▸ Requirement: Transcribe the material exactly. Images do not belong in the copy.

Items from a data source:
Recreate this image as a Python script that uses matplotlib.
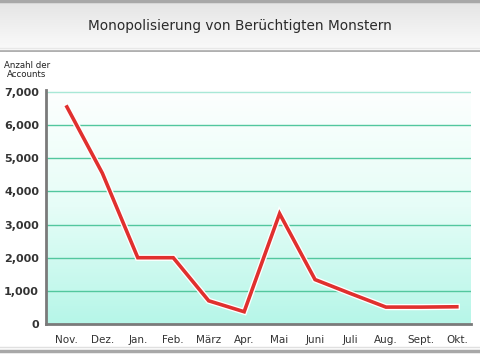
import matplotlib
matplotlib.use("Agg")
import matplotlib.pyplot as plt
import numpy as np
from matplotlib.colors import LinearSegmentedColormap

# Daten
monate = ["Nov.", "Dez.", "Jan.", "Feb.", "März", "Apr.", "Mai", "Juni", "Juli", "Aug.", "Sept.", "Okt."]
accounts = [6550, 4550, 2000, 2000, 700, 370, 3330, 1340, 920, 510, 510, 520]
y_ticks = [0, 1000, 2000, 3000, 4000, 5000, 6000, 7000]
titel = "Monopolisierung von Berüchtigten Monstern"
y_label = "Anzahl der\nAccounts"

plt.rcParams['font.family'] = ['DejaVu Sans']

fig = plt.figure(figsize=(4.8, 3.6), dpi=100)
fig.patch.set_facecolor("white")

# Titelleiste mit Verlauf
band = fig.add_axes([0, 1 - 52 / 360, 1, 52 / 360])
band_cmap = LinearSegmentedColormap.from_list("band", ["#e4e4e4", "#fbfbfb"])
band.imshow(np.linspace(0, 1, 64).reshape(-1, 1), aspect="auto", cmap=band_cmap,
            extent=[0, 1, 0, 1], origin="upper")
band.set_xlim(0, 1)
band.set_ylim(0, 1)
band.axis("off")
band.axhline(0.985, color="#a8a8a8", lw=2.5)
band.axhline(0.02, color="#b0b0b0", lw=2)
band.axhline(0.08, color="#e8e8e8", lw=1)
band.text(0.5, 0.5, titel, ha="center", va="center", fontsize=9.8, color="#2a2a2a")

# Untere Linien
fig.add_artist(plt.Line2D([0, 1], [1 - 347 / 360] * 2, color="#e0e0e0", lw=1, transform=fig.transFigure))
fig.add_artist(plt.Line2D([0, 1], [1 - 351 / 360] * 2, color="#a8a8a8", lw=2.5, transform=fig.transFigure))

# Diagrammbereich
ax = fig.add_axes([46 / 480, 1 - 324 / 360, 425 / 480, 234 / 360])
ymax = 7000 * 234 / 232
x = np.arange(len(monate))
ax.set_xlim(-0.59, len(monate) - 1 + 0.4)
ax.set_ylim(0, ymax)

bg_cmap = LinearSegmentedColormap.from_list("bg", ["#fdfffe", "#e6fdf7", "#b6f6e8"])
ax.imshow(np.linspace(0, 1, 128).reshape(-1, 1), aspect="auto", cmap=bg_cmap,
          extent=[-0.59, len(monate) - 0.6, 0, ymax], origin="upper", zorder=0)

for t in y_ticks[1:]:
    c = "#a8e8d6" if t == y_ticks[-1] else "#52c79e"
    ax.axhline(t, color=c, lw=1.0, zorder=1)

ax.plot(x, accounts, color="white", lw=4.5, zorder=2, solid_joinstyle="miter")
ax.plot(x, accounts, color="#e0302e", lw=2.6, zorder=3, solid_joinstyle="miter")

ax.set_xticks(x)
ax.set_xticklabels(monate, fontsize=7.5, color="#333333")
ax.set_yticks(y_ticks)
ax.set_yticklabels([f"{v:,}" for v in y_ticks], fontsize=8, color="#333333", fontweight="bold")
ax.tick_params(length=0, pad=5)
ax.tick_params(axis="x", pad=8)

for s in ["top", "right"]:
    ax.spines[s].set_visible(False)
for s in ["left", "bottom"]:
    ax.spines[s].set_color("#7a7a7a")
    ax.spines[s].set_linewidth(2)

fig.text(27 / 480, 1 - 70 / 360, y_label, ha="center", va="center", fontsize=6.2,
         color="#222222", linespacing=0.95)

fig.savefig("out.png", dpi=100)
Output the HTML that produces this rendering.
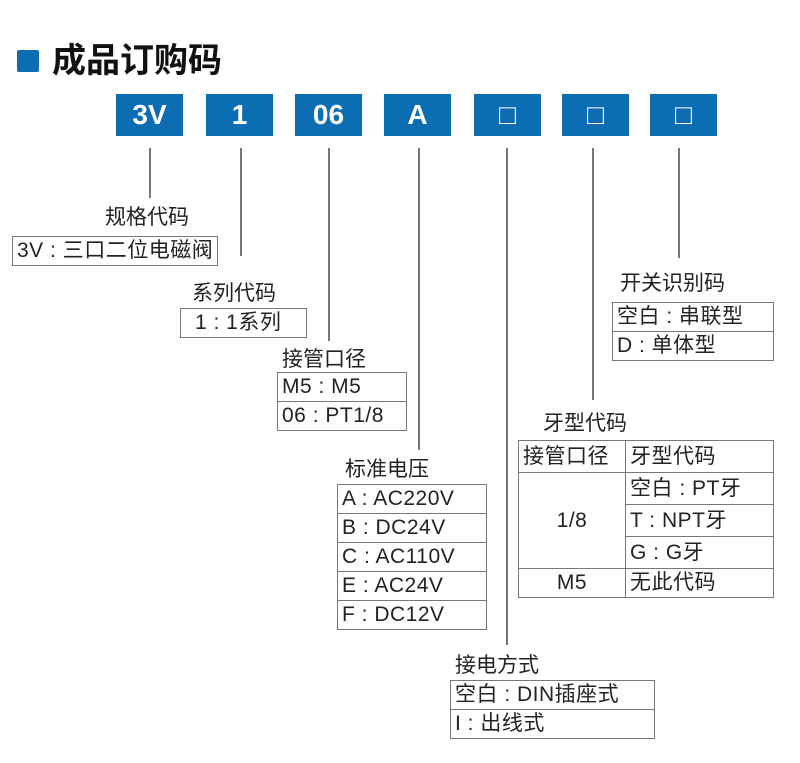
<!DOCTYPE html><html><head><meta charset="utf-8"><style>
body{margin:0;width:800px;height:763px;background:#fff;position:relative;overflow:hidden;font-family:"Liberation Sans","Noto Sans CJK SC",sans-serif;color:#222}
.a{position:absolute}
.b{position:absolute;background:#0d6db3;color:#fff;font-weight:bold;font-size:28px;text-align:center;line-height:42px;height:42px;width:67px;top:94px}
.v{position:absolute;width:1.5px;background:#777}
.l{position:absolute;font-size:21px;line-height:24px;white-space:nowrap}
table{position:absolute;border-collapse:collapse;font-size:21px}
td{border:1.5px solid #777;padding:0 4px;white-space:nowrap;line-height:28px;height:28px;letter-spacing:0.5px}
</style></head><body>
<div class="a" style="left:17px;top:50px;width:22px;height:22px;background:#0d6db3;border-radius:2px"></div>
<div class="l" style="left:52px;top:42px;font-size:34px;line-height:38px;font-weight:bold;color:#111">成品订购码</div>
<div class="b" style="left:116px">3V</div>
<div class="b" style="left:206px">1</div>
<div class="b" style="left:295px">06</div>
<div class="b" style="left:384px">A</div>
<div class="b" style="left:474px;font-weight:normal">□</div>
<div class="b" style="left:562px;font-weight:normal">□</div>
<div class="b" style="left:650px;font-weight:normal">□</div>
<div class="v" style="left:149px;top:148px;height:50px"></div>
<div class="v" style="left:240px;top:148px;height:108px"></div>
<div class="v" style="left:328px;top:148px;height:193px"></div>
<div class="v" style="left:418px;top:148px;height:302px"></div>
<div class="v" style="left:506px;top:148px;height:497px"></div>
<div class="v" style="left:592px;top:148px;height:252px"></div>
<div class="v" style="left:678px;top:148px;height:110px"></div>

<div class="l" style="left:105px;top:206px">规格代码</div>
<table style="left:12px;top:236px;width:205px"><tr><td>3V : 三口二位电磁阀</td></tr></table>
<div class="l" style="left:192px;top:282px">系列代码</div>
<table style="left:180px;top:308px;width:127px"><tr><td style="padding-left:14px">1 : 1系列</td></tr></table>
<div class="l" style="left:282px;top:348px">接管口径</div>
<table style="left:277px;top:372px;width:130px"><tr><td>M5 : M5</td></tr><tr><td>06 : PT1/8</td></tr></table>
<div class="l" style="left:345px;top:458px">标准电压</div>
<table style="left:337px;top:484px;width:150px"><tr><td>A : AC220V</td></tr><tr><td>B : DC24V</td></tr><tr><td>C : AC110V</td></tr><tr><td>E : AC24V</td></tr><tr><td>F : DC12V</td></tr></table>
<div class="l" style="left:543px;top:412px">牙型代码</div>
<table style="left:518px;top:440px;width:256px"><tr><td style="width:98px;height:31px">接管口径</td><td style="height:31px">牙型代码</td></tr>
<tr><td rowspan="3" style="text-align:center">1/8</td><td style="height:31px">空白 : PT牙</td></tr><tr><td style="height:31px">T : NPT牙</td></tr><tr><td style="height:31px">G : G牙</td></tr>
<tr><td style="text-align:center">M5</td><td>无此代码</td></tr></table>
<div class="l" style="left:620px;top:272px">开关识别码</div>
<table style="left:612px;top:302px;width:162px"><tr><td>空白 : 串联型</td></tr><tr><td>D : 单体型</td></tr></table>
<div class="l" style="left:455px;top:654px">接电方式</div>
<table style="left:450px;top:680px;width:205px"><tr><td>空白 : DIN插座式</td></tr><tr><td>I : 出线式</td></tr></table>
</body></html>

▸ Task result:
Recreate this image as a Python script that uses matplotlib.
import matplotlib
matplotlib.use("Agg")
import matplotlib.pyplot as plt
import numpy as np
from matplotlib.colors import LinearSegmentedColormap

# Daten
monate = ["Nov.", "Dez.", "Jan.", "Feb.", "März", "Apr.", "Mai", "Juni", "Juli", "Aug.", "Sept.", "Okt."]
accounts = [6550, 4550, 2000, 2000, 700, 370, 3330, 1340, 920, 510, 510, 520]
y_ticks = [0, 1000, 2000, 3000, 4000, 5000, 6000, 7000]
titel = "Monopolisierung von Berüchtigten Monstern"
y_label = "Anzahl der\nAccounts"

plt.rcParams['font.family'] = ['DejaVu Sans']

fig = plt.figure(figsize=(4.8, 3.6), dpi=100)
fig.patch.set_facecolor("white")

# Titelleiste mit Verlauf
band = fig.add_axes([0, 1 - 52 / 360, 1, 52 / 360])
band_cmap = LinearSegmentedColormap.from_list("band", ["#e4e4e4", "#fbfbfb"])
band.imshow(np.linspace(0, 1, 64).reshape(-1, 1), aspect="auto", cmap=band_cmap,
            extent=[0, 1, 0, 1], origin="upper")
band.set_xlim(0, 1)
band.set_ylim(0, 1)
band.axis("off")
band.axhline(0.985, color="#a8a8a8", lw=2.5)
band.axhline(0.02, color="#b0b0b0", lw=2)
band.axhline(0.08, color="#e8e8e8", lw=1)
band.text(0.5, 0.5, titel, ha="center", va="center", fontsize=9.8, color="#2a2a2a")

# Untere Linien
fig.add_artist(plt.Line2D([0, 1], [1 - 347 / 360] * 2, color="#e0e0e0", lw=1, transform=fig.transFigure))
fig.add_artist(plt.Line2D([0, 1], [1 - 351 / 360] * 2, color="#a8a8a8", lw=2.5, transform=fig.transFigure))

# Diagrammbereich
ax = fig.add_axes([46 / 480, 1 - 324 / 360, 425 / 480, 234 / 360])
ymax = 7000 * 234 / 232
x = np.arange(len(monate))
ax.set_xlim(-0.59, len(monate) - 1 + 0.4)
ax.set_ylim(0, ymax)

bg_cmap = LinearSegmentedColormap.from_list("bg", ["#fdfffe", "#e6fdf7", "#b6f6e8"])
ax.imshow(np.linspace(0, 1, 128).reshape(-1, 1), aspect="auto", cmap=bg_cmap,
          extent=[-0.59, len(monate) - 0.6, 0, ymax], origin="upper", zorder=0)

for t in y_ticks[1:]:
    c = "#a8e8d6" if t == y_ticks[-1] else "#52c79e"
    ax.axhline(t, color=c, lw=1.0, zorder=1)

ax.plot(x, accounts, color="white", lw=4.5, zorder=2, solid_joinstyle="miter")
ax.plot(x, accounts, color="#e0302e", lw=2.6, zorder=3, solid_joinstyle="miter")

ax.set_xticks(x)
ax.set_xticklabels(monate, fontsize=7.5, color="#333333")
ax.set_yticks(y_ticks)
ax.set_yticklabels([f"{v:,}" for v in y_ticks], fontsize=8, color="#333333", fontweight="bold")
ax.tick_params(length=0, pad=5)
ax.tick_params(axis="x", pad=8)

for s in ["top", "right"]:
    ax.spines[s].set_visible(False)
for s in ["left", "bottom"]:
    ax.spines[s].set_color("#7a7a7a")
    ax.spines[s].set_linewidth(2)

fig.text(27 / 480, 1 - 70 / 360, y_label, ha="center", va="center", fontsize=6.2,
         color="#222222", linespacing=0.95)

fig.savefig("out.png", dpi=100)
Output the HTML that produces this rendering.
<!DOCTYPE html><html><head><meta charset="utf-8"><style>
body{margin:0;width:800px;height:763px;background:#fff;position:relative;overflow:hidden;font-family:"Liberation Sans","Noto Sans CJK SC",sans-serif;color:#222}
.a{position:absolute}
.b{position:absolute;background:#0d6db3;color:#fff;font-weight:bold;font-size:28px;text-align:center;line-height:42px;height:42px;width:67px;top:94px}
.v{position:absolute;width:1.5px;background:#777}
.l{position:absolute;font-size:21px;line-height:24px;white-space:nowrap}
table{position:absolute;border-collapse:collapse;font-size:21px}
td{border:1.5px solid #777;padding:0 4px;white-space:nowrap;line-height:28px;height:28px;letter-spacing:0.5px}
</style></head><body>
<div class="a" style="left:17px;top:50px;width:22px;height:22px;background:#0d6db3;border-radius:2px"></div>
<div class="l" style="left:52px;top:42px;font-size:34px;line-height:38px;font-weight:bold;color:#111">成品订购码</div>
<div class="b" style="left:116px">3V</div>
<div class="b" style="left:206px">1</div>
<div class="b" style="left:295px">06</div>
<div class="b" style="left:384px">A</div>
<div class="b" style="left:474px;font-weight:normal">□</div>
<div class="b" style="left:562px;font-weight:normal">□</div>
<div class="b" style="left:650px;font-weight:normal">□</div>
<div class="v" style="left:149px;top:148px;height:50px"></div>
<div class="v" style="left:240px;top:148px;height:108px"></div>
<div class="v" style="left:328px;top:148px;height:193px"></div>
<div class="v" style="left:418px;top:148px;height:302px"></div>
<div class="v" style="left:506px;top:148px;height:497px"></div>
<div class="v" style="left:592px;top:148px;height:252px"></div>
<div class="v" style="left:678px;top:148px;height:110px"></div>

<div class="l" style="left:105px;top:206px">规格代码</div>
<table style="left:12px;top:236px;width:205px"><tr><td>3V : 三口二位电磁阀</td></tr></table>
<div class="l" style="left:192px;top:282px">系列代码</div>
<table style="left:180px;top:308px;width:127px"><tr><td style="padding-left:14px">1 : 1系列</td></tr></table>
<div class="l" style="left:282px;top:348px">接管口径</div>
<table style="left:277px;top:372px;width:130px"><tr><td>M5 : M5</td></tr><tr><td>06 : PT1/8</td></tr></table>
<div class="l" style="left:345px;top:458px">标准电压</div>
<table style="left:337px;top:484px;width:150px"><tr><td>A : AC220V</td></tr><tr><td>B : DC24V</td></tr><tr><td>C : AC110V</td></tr><tr><td>E : AC24V</td></tr><tr><td>F : DC12V</td></tr></table>
<div class="l" style="left:543px;top:412px">牙型代码</div>
<table style="left:518px;top:440px;width:256px"><tr><td style="width:98px;height:31px">接管口径</td><td style="height:31px">牙型代码</td></tr>
<tr><td rowspan="3" style="text-align:center">1/8</td><td style="height:31px">空白 : PT牙</td></tr><tr><td style="height:31px">T : NPT牙</td></tr><tr><td style="height:31px">G : G牙</td></tr>
<tr><td style="text-align:center">M5</td><td>无此代码</td></tr></table>
<div class="l" style="left:620px;top:272px">开关识别码</div>
<table style="left:612px;top:302px;width:162px"><tr><td>空白 : 串联型</td></tr><tr><td>D : 单体型</td></tr></table>
<div class="l" style="left:455px;top:654px">接电方式</div>
<table style="left:450px;top:680px;width:205px"><tr><td>空白 : DIN插座式</td></tr><tr><td>I : 出线式</td></tr></table>
</body></html>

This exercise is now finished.